THE EXERCISE:
Transcribe the lines below verbatim, skipping the images.

SOURCE EXCERPT:

--

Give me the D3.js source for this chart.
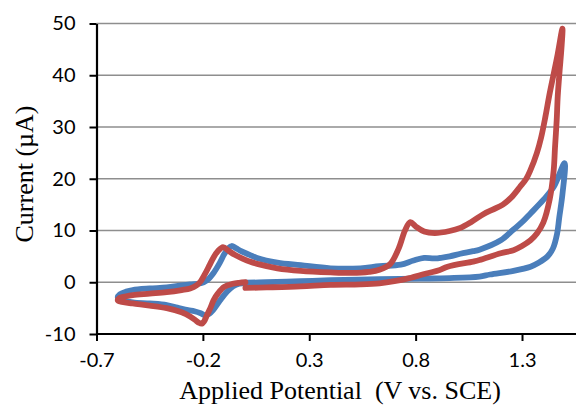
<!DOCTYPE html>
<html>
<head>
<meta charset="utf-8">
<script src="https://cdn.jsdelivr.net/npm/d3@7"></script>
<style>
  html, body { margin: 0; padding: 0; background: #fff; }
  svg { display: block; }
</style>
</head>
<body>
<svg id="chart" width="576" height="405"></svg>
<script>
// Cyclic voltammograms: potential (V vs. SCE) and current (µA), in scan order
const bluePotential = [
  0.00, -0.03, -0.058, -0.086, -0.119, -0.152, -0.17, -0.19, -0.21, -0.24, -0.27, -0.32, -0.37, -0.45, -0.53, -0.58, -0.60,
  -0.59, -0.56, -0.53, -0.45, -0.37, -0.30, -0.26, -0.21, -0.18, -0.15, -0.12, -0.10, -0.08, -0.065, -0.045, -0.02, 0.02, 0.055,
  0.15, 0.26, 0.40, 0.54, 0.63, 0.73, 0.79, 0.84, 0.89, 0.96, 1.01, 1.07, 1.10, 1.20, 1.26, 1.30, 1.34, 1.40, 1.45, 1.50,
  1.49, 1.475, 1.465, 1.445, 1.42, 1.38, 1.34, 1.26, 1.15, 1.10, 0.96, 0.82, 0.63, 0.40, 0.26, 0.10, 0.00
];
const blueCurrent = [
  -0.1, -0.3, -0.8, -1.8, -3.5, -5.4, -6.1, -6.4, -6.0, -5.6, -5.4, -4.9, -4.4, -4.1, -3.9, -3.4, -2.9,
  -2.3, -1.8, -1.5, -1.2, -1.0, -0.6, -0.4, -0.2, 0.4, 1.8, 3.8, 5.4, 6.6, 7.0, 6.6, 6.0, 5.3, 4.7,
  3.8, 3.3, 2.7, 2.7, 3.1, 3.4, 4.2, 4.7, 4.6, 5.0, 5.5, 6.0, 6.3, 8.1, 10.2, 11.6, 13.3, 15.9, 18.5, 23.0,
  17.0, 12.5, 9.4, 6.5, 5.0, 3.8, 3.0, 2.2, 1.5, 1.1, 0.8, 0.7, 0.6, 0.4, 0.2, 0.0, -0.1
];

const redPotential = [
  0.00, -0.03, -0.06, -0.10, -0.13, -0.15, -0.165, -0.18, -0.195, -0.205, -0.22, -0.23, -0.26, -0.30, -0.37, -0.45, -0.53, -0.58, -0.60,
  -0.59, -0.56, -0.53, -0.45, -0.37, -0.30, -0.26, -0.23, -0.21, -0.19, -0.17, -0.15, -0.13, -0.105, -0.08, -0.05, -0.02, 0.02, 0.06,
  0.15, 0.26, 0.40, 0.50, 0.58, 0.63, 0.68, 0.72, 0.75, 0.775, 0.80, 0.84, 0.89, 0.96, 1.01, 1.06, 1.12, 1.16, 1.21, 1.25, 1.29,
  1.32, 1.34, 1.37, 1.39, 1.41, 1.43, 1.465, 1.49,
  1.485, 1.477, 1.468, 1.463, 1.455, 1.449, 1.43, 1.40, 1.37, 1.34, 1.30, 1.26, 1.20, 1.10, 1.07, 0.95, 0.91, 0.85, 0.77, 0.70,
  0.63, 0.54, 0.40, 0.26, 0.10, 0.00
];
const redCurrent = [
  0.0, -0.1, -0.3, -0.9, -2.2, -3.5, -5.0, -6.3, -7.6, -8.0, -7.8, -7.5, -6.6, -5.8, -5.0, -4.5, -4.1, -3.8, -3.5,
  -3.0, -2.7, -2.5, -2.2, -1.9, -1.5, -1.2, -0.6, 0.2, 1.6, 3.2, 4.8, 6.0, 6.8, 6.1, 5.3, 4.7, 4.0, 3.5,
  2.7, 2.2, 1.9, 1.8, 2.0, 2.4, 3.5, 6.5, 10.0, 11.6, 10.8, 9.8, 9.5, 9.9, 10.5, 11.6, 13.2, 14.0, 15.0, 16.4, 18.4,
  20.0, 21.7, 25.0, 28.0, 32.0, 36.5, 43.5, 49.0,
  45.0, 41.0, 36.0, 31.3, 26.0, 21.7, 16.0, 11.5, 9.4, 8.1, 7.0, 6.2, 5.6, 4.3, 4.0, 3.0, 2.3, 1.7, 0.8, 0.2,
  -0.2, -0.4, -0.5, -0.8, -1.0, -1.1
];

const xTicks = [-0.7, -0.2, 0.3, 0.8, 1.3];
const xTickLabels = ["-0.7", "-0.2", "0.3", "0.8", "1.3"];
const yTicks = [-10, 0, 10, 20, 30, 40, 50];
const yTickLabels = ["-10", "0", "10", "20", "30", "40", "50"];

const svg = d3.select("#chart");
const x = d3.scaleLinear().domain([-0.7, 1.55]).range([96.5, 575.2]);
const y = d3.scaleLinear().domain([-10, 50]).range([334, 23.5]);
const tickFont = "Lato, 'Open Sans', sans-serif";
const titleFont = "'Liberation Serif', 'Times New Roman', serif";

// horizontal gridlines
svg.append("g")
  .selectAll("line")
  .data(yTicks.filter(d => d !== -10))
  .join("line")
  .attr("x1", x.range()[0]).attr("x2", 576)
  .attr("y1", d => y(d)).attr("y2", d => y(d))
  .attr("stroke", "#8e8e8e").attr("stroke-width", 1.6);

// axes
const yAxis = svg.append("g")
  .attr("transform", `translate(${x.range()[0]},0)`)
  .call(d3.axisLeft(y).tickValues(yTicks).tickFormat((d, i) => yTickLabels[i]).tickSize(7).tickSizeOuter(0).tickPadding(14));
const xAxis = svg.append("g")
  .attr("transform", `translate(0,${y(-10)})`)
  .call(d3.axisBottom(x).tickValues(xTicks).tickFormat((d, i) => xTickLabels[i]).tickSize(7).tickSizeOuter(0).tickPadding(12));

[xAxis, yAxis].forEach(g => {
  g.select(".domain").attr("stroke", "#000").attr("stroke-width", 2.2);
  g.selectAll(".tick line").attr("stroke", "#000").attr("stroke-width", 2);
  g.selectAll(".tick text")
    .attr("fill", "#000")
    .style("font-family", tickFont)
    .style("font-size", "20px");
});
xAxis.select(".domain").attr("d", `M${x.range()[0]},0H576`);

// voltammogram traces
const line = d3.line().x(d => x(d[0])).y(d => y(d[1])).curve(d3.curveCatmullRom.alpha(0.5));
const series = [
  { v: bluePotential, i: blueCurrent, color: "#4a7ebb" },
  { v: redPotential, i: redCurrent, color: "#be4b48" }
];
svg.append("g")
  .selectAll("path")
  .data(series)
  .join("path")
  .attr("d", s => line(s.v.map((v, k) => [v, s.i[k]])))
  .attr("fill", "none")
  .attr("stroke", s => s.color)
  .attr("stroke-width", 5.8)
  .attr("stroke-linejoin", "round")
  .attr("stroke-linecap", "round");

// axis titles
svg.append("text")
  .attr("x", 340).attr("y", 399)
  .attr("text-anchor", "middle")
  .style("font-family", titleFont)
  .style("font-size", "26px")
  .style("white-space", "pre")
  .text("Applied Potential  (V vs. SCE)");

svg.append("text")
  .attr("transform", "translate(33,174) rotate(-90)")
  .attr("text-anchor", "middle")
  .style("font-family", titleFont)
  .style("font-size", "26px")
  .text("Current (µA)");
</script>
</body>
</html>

--

SOLUTION FOR THIS PROBLEM:
Give me the D3.js source for this chart.
<!DOCTYPE html>
<html>
<head>
<meta charset="utf-8">
<script src="https://cdn.jsdelivr.net/npm/d3@7"></script>
<style>
  html, body { margin: 0; padding: 0; background: #fff; }
  svg { display: block; }
</style>
</head>
<body>
<svg id="chart" width="576" height="405"></svg>
<script>
// Cyclic voltammograms: potential (V vs. SCE) and current (µA), in scan order
const bluePotential = [
  0.00, -0.03, -0.058, -0.086, -0.119, -0.152, -0.17, -0.19, -0.21, -0.24, -0.27, -0.32, -0.37, -0.45, -0.53, -0.58, -0.60,
  -0.59, -0.56, -0.53, -0.45, -0.37, -0.30, -0.26, -0.21, -0.18, -0.15, -0.12, -0.10, -0.08, -0.065, -0.045, -0.02, 0.02, 0.055,
  0.15, 0.26, 0.40, 0.54, 0.63, 0.73, 0.79, 0.84, 0.89, 0.96, 1.01, 1.07, 1.10, 1.20, 1.26, 1.30, 1.34, 1.40, 1.45, 1.50,
  1.49, 1.475, 1.465, 1.445, 1.42, 1.38, 1.34, 1.26, 1.15, 1.10, 0.96, 0.82, 0.63, 0.40, 0.26, 0.10, 0.00
];
const blueCurrent = [
  -0.1, -0.3, -0.8, -1.8, -3.5, -5.4, -6.1, -6.4, -6.0, -5.6, -5.4, -4.9, -4.4, -4.1, -3.9, -3.4, -2.9,
  -2.3, -1.8, -1.5, -1.2, -1.0, -0.6, -0.4, -0.2, 0.4, 1.8, 3.8, 5.4, 6.6, 7.0, 6.6, 6.0, 5.3, 4.7,
  3.8, 3.3, 2.7, 2.7, 3.1, 3.4, 4.2, 4.7, 4.6, 5.0, 5.5, 6.0, 6.3, 8.1, 10.2, 11.6, 13.3, 15.9, 18.5, 23.0,
  17.0, 12.5, 9.4, 6.5, 5.0, 3.8, 3.0, 2.2, 1.5, 1.1, 0.8, 0.7, 0.6, 0.4, 0.2, 0.0, -0.1
];

const redPotential = [
  0.00, -0.03, -0.06, -0.10, -0.13, -0.15, -0.165, -0.18, -0.195, -0.205, -0.22, -0.23, -0.26, -0.30, -0.37, -0.45, -0.53, -0.58, -0.60,
  -0.59, -0.56, -0.53, -0.45, -0.37, -0.30, -0.26, -0.23, -0.21, -0.19, -0.17, -0.15, -0.13, -0.105, -0.08, -0.05, -0.02, 0.02, 0.06,
  0.15, 0.26, 0.40, 0.50, 0.58, 0.63, 0.68, 0.72, 0.75, 0.775, 0.80, 0.84, 0.89, 0.96, 1.01, 1.06, 1.12, 1.16, 1.21, 1.25, 1.29,
  1.32, 1.34, 1.37, 1.39, 1.41, 1.43, 1.465, 1.49,
  1.485, 1.477, 1.468, 1.463, 1.455, 1.449, 1.43, 1.40, 1.37, 1.34, 1.30, 1.26, 1.20, 1.10, 1.07, 0.95, 0.91, 0.85, 0.77, 0.70,
  0.63, 0.54, 0.40, 0.26, 0.10, 0.00
];
const redCurrent = [
  0.0, -0.1, -0.3, -0.9, -2.2, -3.5, -5.0, -6.3, -7.6, -8.0, -7.8, -7.5, -6.6, -5.8, -5.0, -4.5, -4.1, -3.8, -3.5,
  -3.0, -2.7, -2.5, -2.2, -1.9, -1.5, -1.2, -0.6, 0.2, 1.6, 3.2, 4.8, 6.0, 6.8, 6.1, 5.3, 4.7, 4.0, 3.5,
  2.7, 2.2, 1.9, 1.8, 2.0, 2.4, 3.5, 6.5, 10.0, 11.6, 10.8, 9.8, 9.5, 9.9, 10.5, 11.6, 13.2, 14.0, 15.0, 16.4, 18.4,
  20.0, 21.7, 25.0, 28.0, 32.0, 36.5, 43.5, 49.0,
  45.0, 41.0, 36.0, 31.3, 26.0, 21.7, 16.0, 11.5, 9.4, 8.1, 7.0, 6.2, 5.6, 4.3, 4.0, 3.0, 2.3, 1.7, 0.8, 0.2,
  -0.2, -0.4, -0.5, -0.8, -1.0, -1.1
];

const xTicks = [-0.7, -0.2, 0.3, 0.8, 1.3];
const xTickLabels = ["-0.7", "-0.2", "0.3", "0.8", "1.3"];
const yTicks = [-10, 0, 10, 20, 30, 40, 50];
const yTickLabels = ["-10", "0", "10", "20", "30", "40", "50"];

const svg = d3.select("#chart");
const x = d3.scaleLinear().domain([-0.7, 1.55]).range([96.5, 575.2]);
const y = d3.scaleLinear().domain([-10, 50]).range([334, 23.5]);
const tickFont = "Lato, 'Open Sans', sans-serif";
const titleFont = "'Liberation Serif', 'Times New Roman', serif";

// horizontal gridlines
svg.append("g")
  .selectAll("line")
  .data(yTicks.filter(d => d !== -10))
  .join("line")
  .attr("x1", x.range()[0]).attr("x2", 576)
  .attr("y1", d => y(d)).attr("y2", d => y(d))
  .attr("stroke", "#8e8e8e").attr("stroke-width", 1.6);

// axes
const yAxis = svg.append("g")
  .attr("transform", `translate(${x.range()[0]},0)`)
  .call(d3.axisLeft(y).tickValues(yTicks).tickFormat((d, i) => yTickLabels[i]).tickSize(7).tickSizeOuter(0).tickPadding(14));
const xAxis = svg.append("g")
  .attr("transform", `translate(0,${y(-10)})`)
  .call(d3.axisBottom(x).tickValues(xTicks).tickFormat((d, i) => xTickLabels[i]).tickSize(7).tickSizeOuter(0).tickPadding(12));

[xAxis, yAxis].forEach(g => {
  g.select(".domain").attr("stroke", "#000").attr("stroke-width", 2.2);
  g.selectAll(".tick line").attr("stroke", "#000").attr("stroke-width", 2);
  g.selectAll(".tick text")
    .attr("fill", "#000")
    .style("font-family", tickFont)
    .style("font-size", "20px");
});
xAxis.select(".domain").attr("d", `M${x.range()[0]},0H576`);

// voltammogram traces
const line = d3.line().x(d => x(d[0])).y(d => y(d[1])).curve(d3.curveCatmullRom.alpha(0.5));
const series = [
  { v: bluePotential, i: blueCurrent, color: "#4a7ebb" },
  { v: redPotential, i: redCurrent, color: "#be4b48" }
];
svg.append("g")
  .selectAll("path")
  .data(series)
  .join("path")
  .attr("d", s => line(s.v.map((v, k) => [v, s.i[k]])))
  .attr("fill", "none")
  .attr("stroke", s => s.color)
  .attr("stroke-width", 5.8)
  .attr("stroke-linejoin", "round")
  .attr("stroke-linecap", "round");

// axis titles
svg.append("text")
  .attr("x", 340).attr("y", 399)
  .attr("text-anchor", "middle")
  .style("font-family", titleFont)
  .style("font-size", "26px")
  .style("white-space", "pre")
  .text("Applied Potential  (V vs. SCE)");

svg.append("text")
  .attr("transform", "translate(33,174) rotate(-90)")
  .attr("text-anchor", "middle")
  .style("font-family", titleFont)
  .style("font-size", "26px")
  .text("Current (µA)");
</script>
</body>
</html>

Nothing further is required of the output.